Lady Mary could have probably used the Downton law in her fictional universe, but it probably would have ruined three seasons’ worth of careful plotting. According to the Telegraph, the bill, which four baronets have successfully added an amendment to that would let them pass their titles to their daughters, was originally introduced to allow dukes, earls, viscounts, and “other hereditary peers to pass their titles along a female line of succession.” The bill conspicuously left out baronets, probably because a baronetcy is the only hereditary honor in the UK that’s not part of the hilariously anachronistic peerage (it’s above all but two orders of knighthoods and damehoods, but it isn’t a noble title and its recipients do not receive a fancy accolade).

From the Telegraph:

The Bill is known as the “Downton law” after the anomaly of female succession at the heart of ITV’s Downton Abbey, in which the character of Lady Mary, the eldest daughter of the drama’s fictional earl, was unable to inherit the family seat because it had to pass to a male heir.
Its wording has been amended to include baronets and, despite initial Tory opposition, the Equality Titles Bill is gathering momentum and support in the Lords and the Commons, according to its supporters.
The campaign to include baronets was led by Sir Nicholas Stuart Taylor Bt, who has two daughters and no heir. If the law is not passed, the Stuart Taylor baronetcy will become extinct.
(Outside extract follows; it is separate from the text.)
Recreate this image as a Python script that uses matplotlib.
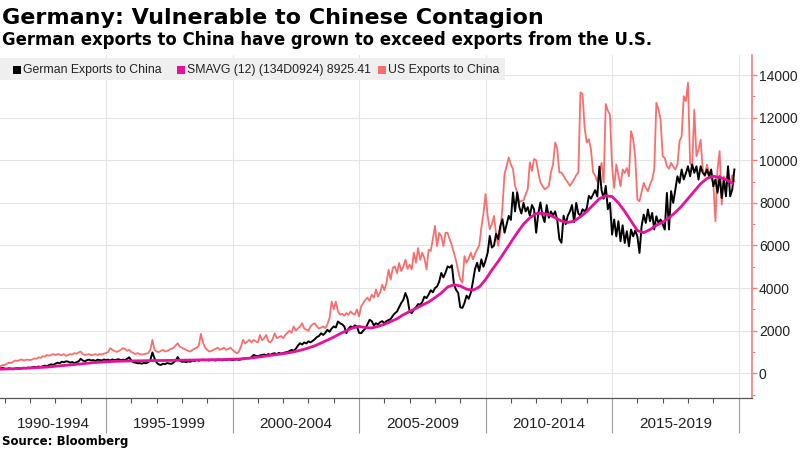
import numpy as np
import pandas as pd
import matplotlib
matplotlib.use("Agg")
import matplotlib.pyplot as plt
import matplotlib.transforms as mtransforms
from matplotlib.patches import Rectangle

# German exports to China, monthly, Oct 1990 - Nov 2019
german_exports = [
    240, 230, 250,
    220, 200, 240, 210, 190, 230, 250, 210, 240, 260, 230, 270,
    250, 280, 300, 270, 320, 290, 330, 360, 330, 390, 420, 400,
    450, 500, 470, 540, 520, 560, 550, 500, 530, 480, 520, 560,
    680, 600, 560, 620, 640, 600, 620, 580, 640, 620, 600, 650,
    620, 640, 600, 650, 620, 640, 660, 610, 640, 620, 680, 750,
    600, 520, 500, 470, 480, 450, 490, 470, 520, 620, 980, 700,
    500, 420, 390, 450, 430, 480, 460, 440, 500, 600, 760, 600,
    540, 550, 520, 560, 540, 600, 580, 620, 590, 620, 640, 610,
    620, 600, 640, 620, 600, 650, 630, 610, 640, 620, 650, 640,
    620, 640, 660, 630, 650, 700, 680, 720, 700, 760, 860, 820,
    800, 840, 860, 880, 850, 900, 870, 920, 940, 900, 960, 920,
    950, 980, 1000, 1040, 1100, 1060, 1150, 1300, 1410, 1350, 1450, 1400,
    1500, 1450, 1520, 1600, 1700, 1750, 1880, 1800, 1900, 2040, 1950, 2100,
    2200, 2150, 2430, 2350, 2300, 2200, 1880, 2100, 2200, 2150, 2250, 2200,
    1900, 1880, 2000, 2100, 2300, 2510, 2450, 2250, 2350, 2300, 2400, 2450,
    2350, 2450, 2500, 2550, 2700, 2820, 2900, 3100, 3300, 3450, 3770, 3500,
    2900, 2820, 3000, 3100, 3250, 3220, 3350, 3600, 3530, 3700, 3900, 3800,
    4000, 4080, 4300, 4710, 4500, 4720, 5020, 4960, 5070, 4200, 3920, 3780,
    3100, 3070, 3300, 3650, 3500, 3780, 4300, 4900, 5190, 4800, 5350, 5000,
    5300, 5660, 6450, 5900, 6000, 6550, 6300, 6920, 7230, 6600, 7000, 7390,
    7200, 8490, 7600, 8490, 7800, 7500, 8000, 7600, 7800, 7400, 7900, 7700,
    6600, 7500, 8020, 7400, 7100, 7900, 7300, 7600, 7400, 7600, 7200, 6300,
    6130, 7400, 7000, 7400, 7600, 7900, 7100, 8000, 7500, 7400, 7700, 7600,
    7750, 8330, 8200, 8400, 8600, 8300, 9700, 8600, 8200, 8800, 7700, 8000,
    6510, 7220, 6430, 7140, 6200, 6950, 6120, 6670, 5960, 6750, 6430, 6700,
    6430, 5650, 6900, 7450, 7060, 7690, 7140, 7530, 6750, 7370, 7060, 7220,
    7000, 6750, 8470, 6750, 8550, 8000, 8630, 9250, 8940, 9570, 9100, 9400,
    9720, 9250, 9800, 9410, 9720, 9100, 9720, 9410, 9300, 9570, 9250, 9570,
    8780, 9100, 8470, 9250, 8230, 9100, 8310, 9720, 8310, 8630, 9570,
]

# US exports to China, monthly, Oct 1990 - Nov 2019
us_exports = [
    300, 350, 380,
    400, 450, 500, 480, 550, 600, 580, 620, 650, 600, 630, 640,
    620, 650, 700, 680, 750, 720, 800, 780, 860, 820, 870, 900,
    860, 900, 880, 850, 900, 820, 860, 900, 880, 950, 920, 980,
    1020, 900, 860, 880, 900, 850, 870, 900, 860, 900, 880, 920,
    950, 1000, 1180, 1100, 1050, 1000, 1050, 1100, 1180, 1150, 1050, 1100,
    1000, 950, 900, 950, 900, 880, 900, 920, 950, 1100, 1570, 1100,
    1020, 1000, 1050, 1100, 1020, 1050, 1100, 1150, 1200, 1300, 1410, 1250,
    1200, 1150, 1100, 1050, 1020, 1100, 1150, 1200, 1300, 1850, 1450, 1200,
    1100, 1020, 1050, 1100, 1150, 1200, 1100, 1150, 1200, 1100, 1150, 1200,
    1100, 1020, 940, 1020, 1250, 1570, 1400, 1490, 1570, 1450, 1570, 1500,
    1450, 1800, 1550, 1650, 1800, 1500, 1450, 1600, 1880, 1650, 1700, 1750,
    1650, 1800, 1900, 2000, 1900, 2200, 2000, 2100, 2200, 2350, 2100, 2050,
    2000, 2200, 2300, 2350, 2200, 2100, 2150, 2200, 2120, 2300, 2600, 3370,
    3000, 3370, 2900, 2750, 2800, 2700, 2830, 2750, 2900, 2800, 2750, 3000,
    2670, 3140, 3300, 3450, 3550, 3400, 3690, 3550, 3930, 3600, 3800, 4160,
    3900, 4240, 4860, 4400, 4950, 5020, 4700, 5180, 4800, 5000, 5340, 4900,
    5100, 4880, 5660, 5190, 5880, 5330, 5660, 5400, 4880, 5800, 5740, 6300,
    6920, 5970, 6590, 6450, 5970, 6600, 6590, 6290, 6000, 5660, 5300, 4800,
    4410, 4250, 5500, 5190, 5400, 5660, 5350, 5600, 5820, 6000, 6840, 7500,
    8410, 7390, 6760, 7000, 7390, 6500, 5980, 6600, 7800, 9350, 9740, 10130,
    9800, 9590, 8800, 8500, 8030, 8100, 8110, 8400, 8640, 9900, 9500, 10060,
    10000, 9430, 8960, 8800, 8640, 8700, 8800, 9430, 9800, 10840, 10530, 9430,
    9430, 9270, 9100, 8960, 8800, 8950, 9110, 9300, 9430, 13190, 13110, 11500,
    10840, 10990, 10500, 9430, 9270, 9000, 9430, 9880, 8960, 12640, 12330, 12150,
    9720, 8700, 9800, 9300, 8780, 9570, 9400, 9640, 9250, 11370, 11000, 10110,
    8160, 8080, 8500, 8940, 8700, 8550, 8860, 9100, 9570, 12700, 12400, 11920,
    10190, 10100, 9720, 9600, 9880, 9700, 9570, 9800, 10900, 11130, 13010, 12780,
    13640, 9880, 9700, 12380, 10190, 10500, 10970, 9570, 9250, 9800, 9400, 9200,
    8940, 7140, 9570, 10430, 7920, 9250, 8550, 9410, 8940, 9300, 9000,
]

# SMAVG (12) of German exports, read quarterly, Oct 1990 - Oct 2019
smavg_12 = [
    190,
    200, 210, 220, 235,
    250, 265, 280, 300,
    330, 360, 385, 410,
    440, 470, 500, 520,
    540, 555, 565, 575,
    580, 585, 590, 595,
    600, 600, 605, 610,
    615, 620, 625, 630,
    635, 640, 645, 650,
    660, 670, 690, 720,
    760, 800, 840, 880,
    920, 970, 1030, 1100,
    1190, 1290, 1420, 1560,
    1700, 1860, 2000, 2130,
    2200, 2150, 2130, 2200,
    2300, 2430, 2560, 2750,
    2900, 3050, 3200, 3350,
    3550, 3770, 4050, 4160,
    4100, 3950, 3900, 4050,
    4400, 4850, 5250, 5700,
    6150, 6600, 7000, 7300,
    7500, 7510, 7450, 7300,
    7150, 7080, 7150, 7350,
    7600, 7900, 8200, 8330,
    8300, 8000, 7600, 7150,
    6700, 6600, 6750, 6950,
    7100, 7300, 7550, 7850,
    8200, 8550, 8900, 9150,
    9250, 9200, 9100, 8925,
]

period_labels = ["1990-1994", "1995-1999", "2000-2004", "2005-2009", "2010-2014", "2015-2019"]
period_starts = [1990, 1995, 2000, 2005, 2010, 2015]
y_ticks = [0, 2000, 4000, 6000, 8000, 10000, 12000, 14000]

BLACK = "#000000"
MAGENTA = "#e5139a"
SALMON = "#f86f6f"
AXIS_RED = "#f08080"
GRID = "#e4e4e4"
SANS = ["Liberation Sans", "DejaVu Sans"]


def to_year(dates):
    return dates.year + (dates.month - 1) / 12


months = to_year(pd.date_range("1990-10-01", periods=len(german_exports), freq="MS"))
quarters = to_year(pd.date_range("1990-10-01", periods=len(smavg_12), freq="QS-JAN"))

W, H = 800, 450
fig = plt.figure(figsize=(8, 4.5), dpi=100)
ax = fig.add_axes([0, 1 - 398 / H, 752 / W, (398 - 55) / H])

ax.plot(months, us_exports, color=SALMON, lw=1.3, zorder=3)
ax.plot(months, german_exports, color=BLACK, lw=1.4, zorder=4)
ax.plot(quarters, smavg_12, color=MAGENTA, lw=2.0, zorder=5)

ax.set_xlim(1990.81, 2020.53)
ax.set_ylim(-1160, 14944)

# right axis in red
ax.yaxis.tick_right()
ax.set_yticks(y_ticks)
ax.set_yticks(range(-1000, 15000, 1000), minor=True)
ax.tick_params(axis="y", which="major", colors=AXIS_RED, length=3.5, width=1, pad=1.5,
               labelcolor="#222222", labelsize=10, labelfontfamily="Liberation Sans")
ax.tick_params(axis="y", which="minor", colors=AXIS_RED, length=2.5, width=0.8)

for side in ["left", "top"]:
    ax.spines[side].set_visible(False)
ax.spines["right"].set_color(AXIS_RED)
ax.spines["right"].set_linewidth(1.2)
ax.spines["bottom"].set_color("#555555")
ax.spines["bottom"].set_linewidth(0.9)

ax.grid(axis="y", color=GRID, lw=0.8, zorder=0)
for yr in period_starts[1:] + [2020]:
    ax.axvline(yr, color=GRID, lw=0.8, zorder=0)

# bottom: yearly ticks, long separators every five years
ax.set_xticks(period_starts[1:] + [2020])
ax.set_xticks(range(1991, 2021), minor=True)
ax.tick_params(axis="x", which="major", length=25, width=0.8, colors="#999999", labelbottom=False)
ax.tick_params(axis="x", which="minor", length=3.5, width=0.8, colors="#555555")

xmin = ax.get_xlim()[0]
trans = mtransforms.blended_transform_factory(ax.transData, ax.transAxes)
for start, lab in zip(period_starts, period_labels):
    mid = (max(start, xmin) + start + 5) / 2
    ax.text(mid, -(424 - 398) / (398 - 55), lab, transform=trans, ha="center", va="center",
            fontsize=11, family=SANS, color="#222222")

# titles and source
fig.text(2 / W, 1 - 24.5 / H, "Germany: Vulnerable to Chinese Contagion", fontsize=16,
         weight="bold", ha="left", va="baseline")
fig.text(2 / W, 1 - 45 / H, "German exports to China have grown to exceed exports from the U.S.",
         fontsize=11.9, weight="bold", ha="left", va="baseline")
fig.text(2 / W, 1 - 442 / H, "Source: Bloomberg", fontsize=8.5, weight="bold", ha="left", va="center")

# legend strip
fig.patches.append(Rectangle((0, 1 - 80 / H), 505 / W, 22 / H, transform=fig.transFigure,
                             facecolor="#efefef", edgecolor="none", zorder=6))
legend_items = [(13, BLACK, "German Exports to China"),
                (177, MAGENTA, "SMAVG (12) (134D0924) 8925.41"),
                (378, SALMON, "US Exports to China")]
for x0, col, lab in legend_items:
    fig.patches.append(Rectangle((x0 / W, 1 - 73.5 / H), 8 / W, 8 / H, transform=fig.transFigure,
                                 facecolor=col, edgecolor="none", zorder=7))
    fig.text((x0 + 10) / W, 1 - 69.5 / H, lab, fontsize=8.8, family=SANS, color="#222222",
             ha="left", va="center", zorder=8)

fig.savefig("out.png", dpi=100)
The would-be recipient of Taylor’s baronetcy is Virginia Stuart, his extremely accomplished daughter. She explained that the new bill is the only sensible way to change the inheritance systems, which, in the context of contemporary gender politics, is currently bananas:

I don’t mind if I am the first, the 10th, the 100th [baronetess] but I’ve been brought up the rest of my life — apart from those first years of disappointment of not being a boy — as completely equal to men.
I have been brought up believing that girls are equal to boys, often getting better grades at university. Everything is equal and it seems kind of ridiculous that we are trying so hard to make it fair for women in other areas of life but not in this one.

All told, there are 1,260 baronets in the UK, and only four (all in Scotland) of these are able to pass inheritance in the female line. The last actual baronetess, Dame Anne Maxwell Macdonald, died in 2011 at the age of 104.